_Work to do_
Go through the data below and copy it exactly, skipping every picture.

_Information provided_
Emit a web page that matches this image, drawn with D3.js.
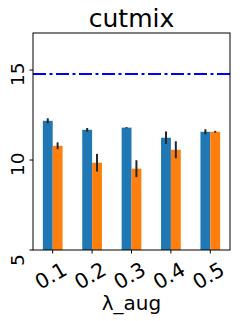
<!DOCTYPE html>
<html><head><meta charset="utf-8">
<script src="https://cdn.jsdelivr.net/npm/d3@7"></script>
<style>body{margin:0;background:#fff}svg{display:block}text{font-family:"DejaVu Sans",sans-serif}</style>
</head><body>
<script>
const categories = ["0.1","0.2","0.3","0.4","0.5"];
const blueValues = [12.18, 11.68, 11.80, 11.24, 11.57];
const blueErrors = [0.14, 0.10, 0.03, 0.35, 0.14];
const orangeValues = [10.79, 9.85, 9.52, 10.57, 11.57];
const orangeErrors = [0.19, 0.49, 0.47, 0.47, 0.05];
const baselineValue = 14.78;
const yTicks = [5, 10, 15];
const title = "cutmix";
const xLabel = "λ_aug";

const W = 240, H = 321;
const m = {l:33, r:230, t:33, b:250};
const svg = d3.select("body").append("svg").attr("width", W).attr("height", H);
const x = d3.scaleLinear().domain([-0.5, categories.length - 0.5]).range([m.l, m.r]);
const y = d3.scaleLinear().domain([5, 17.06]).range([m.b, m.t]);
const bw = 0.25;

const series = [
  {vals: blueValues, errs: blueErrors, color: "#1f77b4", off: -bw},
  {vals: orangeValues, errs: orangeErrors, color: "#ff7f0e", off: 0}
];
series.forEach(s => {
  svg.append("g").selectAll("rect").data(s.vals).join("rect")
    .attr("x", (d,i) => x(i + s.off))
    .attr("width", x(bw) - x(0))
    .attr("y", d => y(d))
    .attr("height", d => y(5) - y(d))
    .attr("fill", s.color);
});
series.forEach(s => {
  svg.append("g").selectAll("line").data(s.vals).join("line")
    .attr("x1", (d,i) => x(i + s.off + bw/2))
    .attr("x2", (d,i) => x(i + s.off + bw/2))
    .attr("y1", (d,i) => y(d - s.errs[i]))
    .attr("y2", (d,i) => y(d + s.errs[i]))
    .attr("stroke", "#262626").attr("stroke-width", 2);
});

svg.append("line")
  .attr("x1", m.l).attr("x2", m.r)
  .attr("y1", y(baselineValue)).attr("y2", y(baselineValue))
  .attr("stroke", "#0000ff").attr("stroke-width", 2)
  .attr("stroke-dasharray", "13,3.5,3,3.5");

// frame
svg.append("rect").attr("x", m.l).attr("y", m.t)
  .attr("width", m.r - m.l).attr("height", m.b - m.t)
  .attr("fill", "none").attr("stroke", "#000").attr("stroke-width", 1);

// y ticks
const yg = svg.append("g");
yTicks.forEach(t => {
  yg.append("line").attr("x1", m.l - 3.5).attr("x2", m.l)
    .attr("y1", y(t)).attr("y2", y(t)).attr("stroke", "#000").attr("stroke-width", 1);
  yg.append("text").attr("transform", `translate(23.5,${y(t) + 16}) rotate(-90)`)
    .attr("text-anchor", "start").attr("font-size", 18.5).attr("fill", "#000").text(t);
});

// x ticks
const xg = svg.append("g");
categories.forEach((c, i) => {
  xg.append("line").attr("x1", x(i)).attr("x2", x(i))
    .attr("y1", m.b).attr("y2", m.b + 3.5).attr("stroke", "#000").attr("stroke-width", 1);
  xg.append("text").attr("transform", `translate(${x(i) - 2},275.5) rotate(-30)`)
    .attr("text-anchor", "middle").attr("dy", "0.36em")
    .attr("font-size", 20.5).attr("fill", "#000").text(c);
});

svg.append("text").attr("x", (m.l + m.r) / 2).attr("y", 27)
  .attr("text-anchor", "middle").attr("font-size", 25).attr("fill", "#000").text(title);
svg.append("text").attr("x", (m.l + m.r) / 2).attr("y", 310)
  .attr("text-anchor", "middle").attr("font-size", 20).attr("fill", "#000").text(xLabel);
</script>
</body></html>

_Result_
Emit a web page that matches this image, drawn with D3.js.
<!DOCTYPE html>
<html><head><meta charset="utf-8">
<script src="https://cdn.jsdelivr.net/npm/d3@7"></script>
<style>body{margin:0;background:#fff}svg{display:block}text{font-family:"DejaVu Sans",sans-serif}</style>
</head><body>
<script>
const categories = ["0.1","0.2","0.3","0.4","0.5"];
const blueValues = [12.18, 11.68, 11.80, 11.24, 11.57];
const blueErrors = [0.14, 0.10, 0.03, 0.35, 0.14];
const orangeValues = [10.79, 9.85, 9.52, 10.57, 11.57];
const orangeErrors = [0.19, 0.49, 0.47, 0.47, 0.05];
const baselineValue = 14.78;
const yTicks = [5, 10, 15];
const title = "cutmix";
const xLabel = "λ_aug";

const W = 240, H = 321;
const m = {l:33, r:230, t:33, b:250};
const svg = d3.select("body").append("svg").attr("width", W).attr("height", H);
const x = d3.scaleLinear().domain([-0.5, categories.length - 0.5]).range([m.l, m.r]);
const y = d3.scaleLinear().domain([5, 17.06]).range([m.b, m.t]);
const bw = 0.25;

const series = [
  {vals: blueValues, errs: blueErrors, color: "#1f77b4", off: -bw},
  {vals: orangeValues, errs: orangeErrors, color: "#ff7f0e", off: 0}
];
series.forEach(s => {
  svg.append("g").selectAll("rect").data(s.vals).join("rect")
    .attr("x", (d,i) => x(i + s.off))
    .attr("width", x(bw) - x(0))
    .attr("y", d => y(d))
    .attr("height", d => y(5) - y(d))
    .attr("fill", s.color);
});
series.forEach(s => {
  svg.append("g").selectAll("line").data(s.vals).join("line")
    .attr("x1", (d,i) => x(i + s.off + bw/2))
    .attr("x2", (d,i) => x(i + s.off + bw/2))
    .attr("y1", (d,i) => y(d - s.errs[i]))
    .attr("y2", (d,i) => y(d + s.errs[i]))
    .attr("stroke", "#262626").attr("stroke-width", 2);
});

svg.append("line")
  .attr("x1", m.l).attr("x2", m.r)
  .attr("y1", y(baselineValue)).attr("y2", y(baselineValue))
  .attr("stroke", "#0000ff").attr("stroke-width", 2)
  .attr("stroke-dasharray", "13,3.5,3,3.5");

// frame
svg.append("rect").attr("x", m.l).attr("y", m.t)
  .attr("width", m.r - m.l).attr("height", m.b - m.t)
  .attr("fill", "none").attr("stroke", "#000").attr("stroke-width", 1);

// y ticks
const yg = svg.append("g");
yTicks.forEach(t => {
  yg.append("line").attr("x1", m.l - 3.5).attr("x2", m.l)
    .attr("y1", y(t)).attr("y2", y(t)).attr("stroke", "#000").attr("stroke-width", 1);
  yg.append("text").attr("transform", `translate(23.5,${y(t) + 16}) rotate(-90)`)
    .attr("text-anchor", "start").attr("font-size", 18.5).attr("fill", "#000").text(t);
});

// x ticks
const xg = svg.append("g");
categories.forEach((c, i) => {
  xg.append("line").attr("x1", x(i)).attr("x2", x(i))
    .attr("y1", m.b).attr("y2", m.b + 3.5).attr("stroke", "#000").attr("stroke-width", 1);
  xg.append("text").attr("transform", `translate(${x(i) - 2},275.5) rotate(-30)`)
    .attr("text-anchor", "middle").attr("dy", "0.36em")
    .attr("font-size", 20.5).attr("fill", "#000").text(c);
});

svg.append("text").attr("x", (m.l + m.r) / 2).attr("y", 27)
  .attr("text-anchor", "middle").attr("font-size", 25).attr("fill", "#000").text(title);
svg.append("text").attr("x", (m.l + m.r) / 2).attr("y", 310)
  .attr("text-anchor", "middle").attr("font-size", 20).attr("fill", "#000").text(xLabel);
</script>
</body></html>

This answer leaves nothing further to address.